The good news is that when you hand this one off to people who do it every day, it is genuinely not that disruptive. A week of minor inconvenience, a fixed price agreed upon in advance, and a house that comes out the other side fully insured, documented, and protected. That is a trade worth making.
The Bottom Line
Home ownership comes with a long list of things to monitor, maintain, and eventually replace. Most of them are gradual — the roof that needs attention in a decade, the hot water tank that gives you years of warning signs before it finally gives out, the windows that could use upgrading when the budget allows.
Poly B is not like those things. It does not give you obvious warning signs. It does not wait for a convenient time. And in a market like Kelowna, where insurers are actively pulling coverage from homes with aging polybutylene plumbing, waiting for a problem to force the issue is a risk that has real financial consequences attached to it.

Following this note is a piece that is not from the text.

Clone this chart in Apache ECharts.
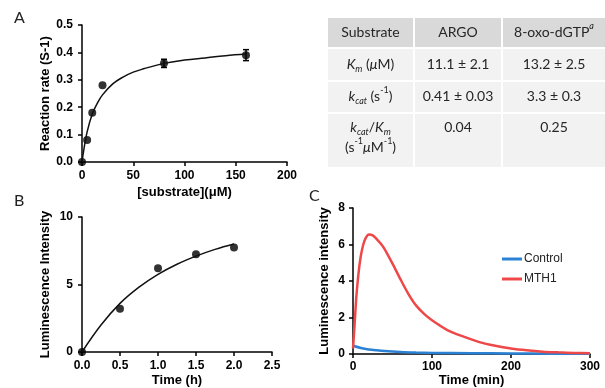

If you own a home in the Okanagan and you're not sure whether you have Poly B piping, find out. If you already know you have it, get a quote. And if you've been told by your insurer that your renewal is at risk, treat that letter with the urgency it deserves.
The homes in Kelowna that have already addressed this — quietly, with a professional crew, before a leak or a coverage lapse forced the issue — are the ones their owners are sleeping soundly in tonight.
That is a pretty good goal for any homeowner.